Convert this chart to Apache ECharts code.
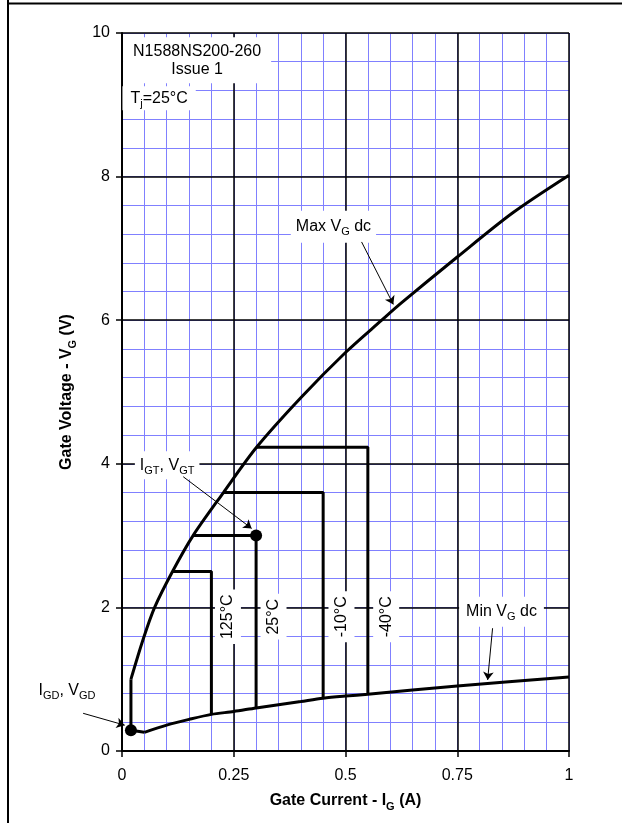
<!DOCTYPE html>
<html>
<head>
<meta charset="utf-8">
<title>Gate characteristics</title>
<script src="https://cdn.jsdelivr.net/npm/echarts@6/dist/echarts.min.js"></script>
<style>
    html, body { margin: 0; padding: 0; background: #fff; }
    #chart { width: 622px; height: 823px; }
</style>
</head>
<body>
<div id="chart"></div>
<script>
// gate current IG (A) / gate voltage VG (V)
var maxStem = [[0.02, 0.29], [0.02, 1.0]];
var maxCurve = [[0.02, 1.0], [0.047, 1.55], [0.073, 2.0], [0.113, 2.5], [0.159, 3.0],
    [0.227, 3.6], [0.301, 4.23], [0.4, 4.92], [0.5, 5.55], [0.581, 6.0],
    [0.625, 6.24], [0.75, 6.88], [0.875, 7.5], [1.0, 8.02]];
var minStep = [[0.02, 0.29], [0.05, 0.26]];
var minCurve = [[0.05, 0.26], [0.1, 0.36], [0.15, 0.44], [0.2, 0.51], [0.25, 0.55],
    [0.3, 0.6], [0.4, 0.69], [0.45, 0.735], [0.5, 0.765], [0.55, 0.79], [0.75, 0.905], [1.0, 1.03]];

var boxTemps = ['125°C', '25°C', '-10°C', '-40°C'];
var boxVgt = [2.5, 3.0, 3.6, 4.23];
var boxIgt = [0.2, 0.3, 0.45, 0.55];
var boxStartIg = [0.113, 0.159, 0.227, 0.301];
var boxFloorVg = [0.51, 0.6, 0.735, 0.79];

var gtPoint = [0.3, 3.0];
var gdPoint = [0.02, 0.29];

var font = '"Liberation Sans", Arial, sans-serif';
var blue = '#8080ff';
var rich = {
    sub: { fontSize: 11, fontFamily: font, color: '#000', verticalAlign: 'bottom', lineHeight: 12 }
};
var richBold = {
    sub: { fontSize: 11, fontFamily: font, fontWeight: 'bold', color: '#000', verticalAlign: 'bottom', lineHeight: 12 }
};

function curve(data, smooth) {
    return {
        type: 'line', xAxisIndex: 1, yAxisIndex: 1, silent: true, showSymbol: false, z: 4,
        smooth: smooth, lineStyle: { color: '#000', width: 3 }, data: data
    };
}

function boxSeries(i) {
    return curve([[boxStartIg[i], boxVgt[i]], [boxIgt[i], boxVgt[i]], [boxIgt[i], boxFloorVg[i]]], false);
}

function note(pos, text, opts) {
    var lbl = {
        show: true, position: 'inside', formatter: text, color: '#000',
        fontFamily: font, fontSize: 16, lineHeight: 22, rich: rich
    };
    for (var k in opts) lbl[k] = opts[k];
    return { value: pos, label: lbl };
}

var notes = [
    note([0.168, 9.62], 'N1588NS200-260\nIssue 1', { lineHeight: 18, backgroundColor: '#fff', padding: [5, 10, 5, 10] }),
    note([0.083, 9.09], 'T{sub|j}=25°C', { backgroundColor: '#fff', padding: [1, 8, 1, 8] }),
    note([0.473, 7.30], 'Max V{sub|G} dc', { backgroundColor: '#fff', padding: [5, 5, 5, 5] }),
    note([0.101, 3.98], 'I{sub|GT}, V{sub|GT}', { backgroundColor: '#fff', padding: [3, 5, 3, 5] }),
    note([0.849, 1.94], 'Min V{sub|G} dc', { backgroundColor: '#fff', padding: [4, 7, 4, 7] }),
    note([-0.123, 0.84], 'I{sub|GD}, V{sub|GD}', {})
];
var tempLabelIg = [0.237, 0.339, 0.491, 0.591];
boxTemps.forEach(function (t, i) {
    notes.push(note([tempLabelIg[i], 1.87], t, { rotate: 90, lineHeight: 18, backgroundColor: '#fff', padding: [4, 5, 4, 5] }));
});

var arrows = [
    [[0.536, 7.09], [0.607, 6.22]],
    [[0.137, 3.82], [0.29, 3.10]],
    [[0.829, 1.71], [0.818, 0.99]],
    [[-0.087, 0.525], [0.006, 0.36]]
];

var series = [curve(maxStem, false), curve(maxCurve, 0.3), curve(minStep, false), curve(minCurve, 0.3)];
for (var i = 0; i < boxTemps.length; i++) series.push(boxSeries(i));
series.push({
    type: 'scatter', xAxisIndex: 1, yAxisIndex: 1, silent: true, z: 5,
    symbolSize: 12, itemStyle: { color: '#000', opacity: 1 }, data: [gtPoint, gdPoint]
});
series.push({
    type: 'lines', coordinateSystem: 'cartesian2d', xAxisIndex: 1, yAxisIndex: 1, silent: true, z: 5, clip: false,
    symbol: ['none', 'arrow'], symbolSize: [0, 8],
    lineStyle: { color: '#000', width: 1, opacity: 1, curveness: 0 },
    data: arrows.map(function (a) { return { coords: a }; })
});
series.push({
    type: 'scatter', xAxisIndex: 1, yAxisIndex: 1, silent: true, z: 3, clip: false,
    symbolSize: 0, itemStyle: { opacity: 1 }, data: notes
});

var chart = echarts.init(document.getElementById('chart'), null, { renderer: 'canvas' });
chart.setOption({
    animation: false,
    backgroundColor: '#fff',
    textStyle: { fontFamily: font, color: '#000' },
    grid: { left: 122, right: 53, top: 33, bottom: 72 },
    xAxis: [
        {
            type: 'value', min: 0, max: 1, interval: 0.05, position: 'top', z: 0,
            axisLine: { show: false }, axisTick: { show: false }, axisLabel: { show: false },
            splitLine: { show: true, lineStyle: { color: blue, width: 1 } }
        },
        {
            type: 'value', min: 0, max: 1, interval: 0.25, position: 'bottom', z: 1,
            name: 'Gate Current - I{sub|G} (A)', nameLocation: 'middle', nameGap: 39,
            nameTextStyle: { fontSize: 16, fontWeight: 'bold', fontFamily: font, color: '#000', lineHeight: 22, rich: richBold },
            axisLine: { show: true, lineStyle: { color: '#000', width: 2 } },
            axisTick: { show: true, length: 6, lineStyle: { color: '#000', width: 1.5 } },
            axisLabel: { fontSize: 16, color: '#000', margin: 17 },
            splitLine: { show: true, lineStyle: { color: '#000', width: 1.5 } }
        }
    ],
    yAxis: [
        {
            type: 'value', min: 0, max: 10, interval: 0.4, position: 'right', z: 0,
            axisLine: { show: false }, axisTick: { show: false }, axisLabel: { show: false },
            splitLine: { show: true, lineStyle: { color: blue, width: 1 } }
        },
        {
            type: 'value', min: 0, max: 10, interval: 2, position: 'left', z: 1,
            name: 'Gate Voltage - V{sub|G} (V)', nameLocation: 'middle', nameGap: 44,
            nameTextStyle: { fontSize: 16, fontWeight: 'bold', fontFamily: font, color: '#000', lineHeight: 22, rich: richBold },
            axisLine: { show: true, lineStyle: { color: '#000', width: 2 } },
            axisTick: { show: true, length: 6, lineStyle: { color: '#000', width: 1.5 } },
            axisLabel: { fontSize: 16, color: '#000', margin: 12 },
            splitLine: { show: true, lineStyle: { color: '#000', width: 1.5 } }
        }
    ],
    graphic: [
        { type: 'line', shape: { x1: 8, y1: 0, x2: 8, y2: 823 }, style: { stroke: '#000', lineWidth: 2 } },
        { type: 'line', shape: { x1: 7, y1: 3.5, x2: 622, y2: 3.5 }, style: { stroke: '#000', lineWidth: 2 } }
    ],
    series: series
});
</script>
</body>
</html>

* _GOAL_
Emit the lines of the material exactly, from its first line to the line containing "0.905], [1.0, 1.03]];", inclusive; leave every picture out.

* _EXERCISE OUTPUT_
Convert this chart to Apache ECharts code.
<!DOCTYPE html>
<html>
<head>
<meta charset="utf-8">
<title>Gate characteristics</title>
<script src="https://cdn.jsdelivr.net/npm/echarts@6/dist/echarts.min.js"></script>
<style>
    html, body { margin: 0; padding: 0; background: #fff; }
    #chart { width: 622px; height: 823px; }
</style>
</head>
<body>
<div id="chart"></div>
<script>
// gate current IG (A) / gate voltage VG (V)
var maxStem = [[0.02, 0.29], [0.02, 1.0]];
var maxCurve = [[0.02, 1.0], [0.047, 1.55], [0.073, 2.0], [0.113, 2.5], [0.159, 3.0],
    [0.227, 3.6], [0.301, 4.23], [0.4, 4.92], [0.5, 5.55], [0.581, 6.0],
    [0.625, 6.24], [0.75, 6.88], [0.875, 7.5], [1.0, 8.02]];
var minStep = [[0.02, 0.29], [0.05, 0.26]];
var minCurve = [[0.05, 0.26], [0.1, 0.36], [0.15, 0.44], [0.2, 0.51], [0.25, 0.55],
    [0.3, 0.6], [0.4, 0.69], [0.45, 0.735], [0.5, 0.765], [0.55, 0.79], [0.75, 0.905], [1.0, 1.03]];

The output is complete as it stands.